La novela, a través de una primera persona narradora, con toda la libertad omnisciente, se va desplegando en núcleos cuyos centros serán los encuentros, así, Rosa Caterina, Orazio, Francesca Bertina, Andreína Betti (Viuda de Ugo Betti, el autor de Delito en las isla de las cabras), el artista Alberto Greco, entre otros circunstanciales como el extraño señor belga y un funcionario de la Embajada Argentina en París (Juan Prat) van perfilando una travesía en busca de trabajo y de una vivienda digna y un sustento, que semeja un vía crucis.
De pronto actor, de pronto cantor o modelo, o locutor, el protagonista narrador sufrirá las necesidades más primarias, pero no todo será irreparable al fin, ya que el ángel puede estar a la vuelta de una esquina. Tal caso de esos donantes ayuda como Juan Prat en circunstancias más adversas o el encuentro con la tornera cuyo rostro recuerda el de su madre:
“Cuando en la frescura del locutorio, el torno giró, el rostro de jovencita de la tornera, enmarcado en la madera oscura y reducido por la toca, me recordó ante todo el de mi madre, por la claridad que irradiaba, y, al instante, la estampa con borde de puntilla y débilmente coloreada de Santa Teresa de Licieux, que mi madre usaba como señalador para marcar los pasajes del catecismo cuando me preparaba para la primera comunión… sin duda no entraba en las posibilidades de estas religiosas, las Damas del Sagrado Corazón, proveer de alimento a los pobres, pero esa mañana tuve derecho a un trozo de pan todavía tibio, perfumado, quizá, el que le correspondía a la hermanita”.

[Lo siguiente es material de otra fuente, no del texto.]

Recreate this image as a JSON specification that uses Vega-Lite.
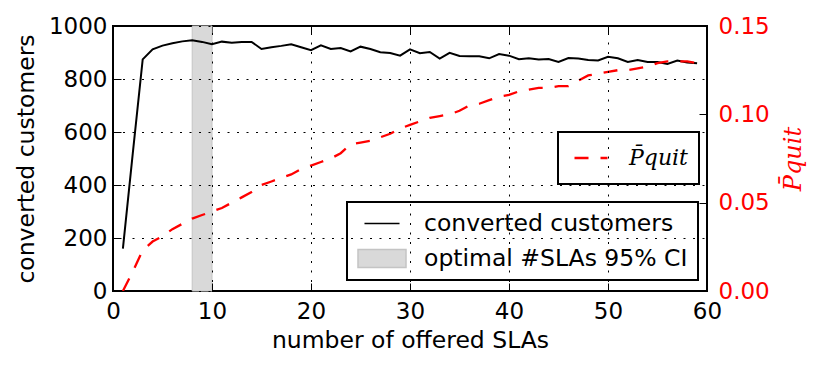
{
  "$schema": "https://vega.github.io/schema/vega-lite/v6.json",
  "width": 594,
  "height": 265,
  "autosize": {"type": "none"},
  "padding": {"left": 113, "top": 26, "right": 123, "bottom": 75},
  "background": "white",
  "config": {
    "view": {"stroke": "black", "strokeWidth": 2},
    "font": "DejaVu Sans",
    "legend": {"strokeWidth": 2, "cornerRadius": 0, "labelLimit": 500},
    "axis": {
      "labelFont": "DejaVu Sans",
      "titleFont": "DejaVu Sans",
      "labelFontSize": 23,
      "titleFontSize": 23.5,
      "titleFontWeight": "normal",
      "labelColor": "black",
      "titleColor": "black",
      "tickColor": "black",
      "tickWidth": 1,
      "labelFlush": false,
      "labelOverlap": false,
      "domain": false
    }
  },
  "datasets": {
    "main": [
      {"n": 1, "customers": 160, "pquit": 0.0},
      {"n": 2, "customers": 520, "pquit": 0.011},
      {"n": 3, "customers": 874, "pquit": 0.023},
      {"n": 4, "customers": 912, "pquit": 0.028},
      {"n": 5, "customers": 926, "pquit": 0.031},
      {"n": 6, "customers": 935, "pquit": 0.035},
      {"n": 7, "customers": 942, "pquit": 0.038},
      {"n": 8, "customers": 946, "pquit": 0.041},
      {"n": 9, "customers": 940, "pquit": 0.043},
      {"n": 10, "customers": 931, "pquit": 0.045},
      {"n": 11, "customers": 941, "pquit": 0.047},
      {"n": 12, "customers": 937, "pquit": 0.05},
      {"n": 13, "customers": 940, "pquit": 0.053},
      {"n": 14, "customers": 940, "pquit": 0.056},
      {"n": 15, "customers": 913, "pquit": 0.06},
      {"n": 16, "customers": 920, "pquit": 0.062},
      {"n": 17, "customers": 925, "pquit": 0.064},
      {"n": 18, "customers": 931, "pquit": 0.066},
      {"n": 19, "customers": 920, "pquit": 0.069},
      {"n": 20, "customers": 909, "pquit": 0.071},
      {"n": 21, "customers": 927, "pquit": 0.073},
      {"n": 22, "customers": 913, "pquit": 0.075},
      {"n": 23, "customers": 917, "pquit": 0.078},
      {"n": 24, "customers": 904, "pquit": 0.083},
      {"n": 25, "customers": 922, "pquit": 0.084},
      {"n": 26, "customers": 913, "pquit": 0.085},
      {"n": 27, "customers": 901, "pquit": 0.087},
      {"n": 28, "customers": 898, "pquit": 0.089},
      {"n": 29, "customers": 888, "pquit": 0.092},
      {"n": 30, "customers": 912, "pquit": 0.094},
      {"n": 31, "customers": 897, "pquit": 0.096},
      {"n": 32, "customers": 902, "pquit": 0.098},
      {"n": 33, "customers": 877, "pquit": 0.099},
      {"n": 34, "customers": 899, "pquit": 0.1},
      {"n": 35, "customers": 887, "pquit": 0.102},
      {"n": 36, "customers": 886, "pquit": 0.105},
      {"n": 37, "customers": 886, "pquit": 0.106},
      {"n": 38, "customers": 878, "pquit": 0.108},
      {"n": 39, "customers": 894, "pquit": 0.11},
      {"n": 40, "customers": 888, "pquit": 0.111},
      {"n": 41, "customers": 875, "pquit": 0.113},
      {"n": 42, "customers": 878, "pquit": 0.114},
      {"n": 43, "customers": 874, "pquit": 0.115},
      {"n": 44, "customers": 875, "pquit": 0.115},
      {"n": 45, "customers": 864, "pquit": 0.116},
      {"n": 46, "customers": 879, "pquit": 0.116},
      {"n": 47, "customers": 877, "pquit": 0.119},
      {"n": 48, "customers": 872, "pquit": 0.122},
      {"n": 49, "customers": 870, "pquit": 0.123},
      {"n": 50, "customers": 884, "pquit": 0.124},
      {"n": 51, "customers": 878, "pquit": 0.125},
      {"n": 52, "customers": 864, "pquit": 0.125},
      {"n": 53, "customers": 872, "pquit": 0.126},
      {"n": 54, "customers": 864, "pquit": 0.127},
      {"n": 55, "customers": 864, "pquit": 0.129},
      {"n": 56, "customers": 857, "pquit": 0.13},
      {"n": 57, "customers": 870, "pquit": 0.13},
      {"n": 58, "customers": 862, "pquit": 0.13},
      {"n": 59, "customers": 859, "pquit": 0.129}
    ],
    "band": [
      {"lo": 8, "hi": 10, "s": "optimal #SLAs 95% CI"}
    ]
  },
  "layer": [
    {
      "layer": [
        {
          "data": {"name": "band"},
          "mark": {"type": "rect", "strokeWidth": 1},
          "encoding": {
            "x": {"field": "lo", "type": "quantitative", "scale": {"domain": [0, 60], "nice": false},
                  "axis": {"orient": "bottom", "values": [0, 10, 20, 30, 40, 50, 60], "title": "number of offered SLAs",
                           "tickSize": -8, "labelPadding": 17, "titlePadding": 5,
                           "grid": true, "gridDash": [2, 7.5], "gridColor": "black", "gridOpacity": 1, "gridWidth": 1, "zindex": 1}},
            "x2": {"field": "hi"},
            "fill": {"field": "s", "type": "nominal",
                     "scale": {"domain": ["converted customers", "optimal #SLAs 95% CI"], "range": ["black", "#d9d9d9"]},
                     "legend": {"orient": "none", "legendX": 234, "legendY": 176, "title": null, "padding": 10,
                                "strokeColor": "black", "fillColor": "white", "labelFont": "DejaVu Sans", "labelFontSize": 23.5,
                                "labelColor": "black", "labelLimit": 500, "clipHeight": 23, "rowPadding": 11, "symbolSize": 2304, "symbolOffset": 0,
                                "labelOffset": 17, "symbolOpacity": 1, "symbolStrokeWidth": 1.5,
                                "symbolType": {"expr": "datum.value == 'converted customers' ? 'M-0.73,0H0.73' : 'M-1,-0.375H1V0.375H-1Z'"}}},
            "stroke": {"field": "s", "type": "nominal",
                       "scale": {"domain": ["converted customers", "optimal #SLAs 95% CI"], "range": ["black", "#c4c4c4"]},
                       "legend": {"orient": "none", "legendX": 234, "legendY": 176, "title": null, "padding": 10,
                                  "strokeColor": "black", "fillColor": "white", "labelFont": "DejaVu Sans", "labelFontSize": 23.5,
                                  "labelColor": "black", "labelLimit": 500, "clipHeight": 23, "rowPadding": 11, "symbolSize": 2304, "symbolOffset": 0,
                                  "labelOffset": 17, "symbolOpacity": 1, "symbolStrokeWidth": 1.5,
                                  "symbolType": {"expr": "datum.value == 'converted customers' ? 'M-0.73,0H0.73' : 'M-1,-0.375H1V0.375H-1Z'"}}}
          }
        },
        {
          "data": {"name": "main"},
          "mark": {"type": "line", "strokeWidth": 2},
          "encoding": {
            "x": {"field": "n", "type": "quantitative",
                  "axis": {"orient": "top", "values": [0, 10, 20, 30, 40, 50, 60], "labels": false, "title": null, "tickSize": -8, "grid": false}},
            "y": {"field": "customers", "type": "quantitative", "scale": {"domain": [0, 1000], "nice": false},
                  "axis": {"orient": "left", "values": [0, 200, 400, 600, 800, 1000], "format": "d", "title": "converted customers",
                           "tickSize": -8, "labelPadding": 14, "titlePadding": 10,
                           "grid": true, "gridDash": [2, 7.5], "gridColor": "black", "gridOpacity": 1, "gridWidth": 1, "zindex": 1}},
            "stroke": {"datum": "converted customers", "type": "nominal"}
          }
        }
      ]
    },
    {
      "data": {"name": "main"},
      "mark": {"type": "line", "color": "#ff0000", "strokeWidth": 2.3, "strokeCap": "butt"},
      "encoding": {
        "x": {"field": "n", "type": "quantitative", "axis": null},
        "y": {"field": "pquit", "type": "quantitative", "scale": {"domain": [0, 0.15], "nice": false},
              "axis": {"orient": "right", "values": [0, 0.05, 0.1, 0.15], "format": ".2f", "title": "P̄quit",
                       "labelColor": "#ff0000", "titleColor": "#ff0000", "titleFont": "DejaVu Serif", "titleFontStyle": "italic",
                       "titleFontSize": 24, "titleAngle": 270, "titleBaseline": "top", "tickSize": -8, "labelPadding": 19, "titlePadding": 12, "grid": false}},
        "strokeDash": {"datum": "P̄quit", "type": "nominal",
                       "scale": {"domain": ["P̄quit"], "range": [[14, 12]]},
                       "legend": {"orient": "none", "legendX": 445, "legendY": 106, "title": null, "padding": 11,
                                  "strokeColor": "black", "fillColor": "white", "labelFont": "DejaVu Serif", "labelFontStyle": "italic",
                                  "labelFontSize": 22, "labelColor": "black", "clipHeight": 30, "symbolSize": 1089,
                                  "symbolOffset": 4, "labelOffset": 20, "symbolStrokeWidth": 2.3, "symbolStrokeColor": "#ff0000",
                                  "symbolType": "stroke", "symbolOpacity": 1}}
      }
    }
  ],
  "resolve": {"scale": {"y": "independent"}}
}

El mundo neo-realista italiano de la posguerra, los años de la última etapa del franquismo (encuentros con Coco Chanel y Antonio Vilar) y la estancia en Francia – ya definitiva–, encuadran los tiempos de una vida azarosa y plena de sufrimientos. El paso tan lento del amor (excelente traducción de Ernesto Schóo) es una novela apasionante, vivificada en una travesía aventurera y tonificada por las lecturas tempranas de Rilke y los folletines, como así por las más maduras de Claudel y Valery. Bien podríamos decir de Héctor Bianciotti: Aquel muchacho argentino de los años 60 fue Miembro de la Academia Francesa.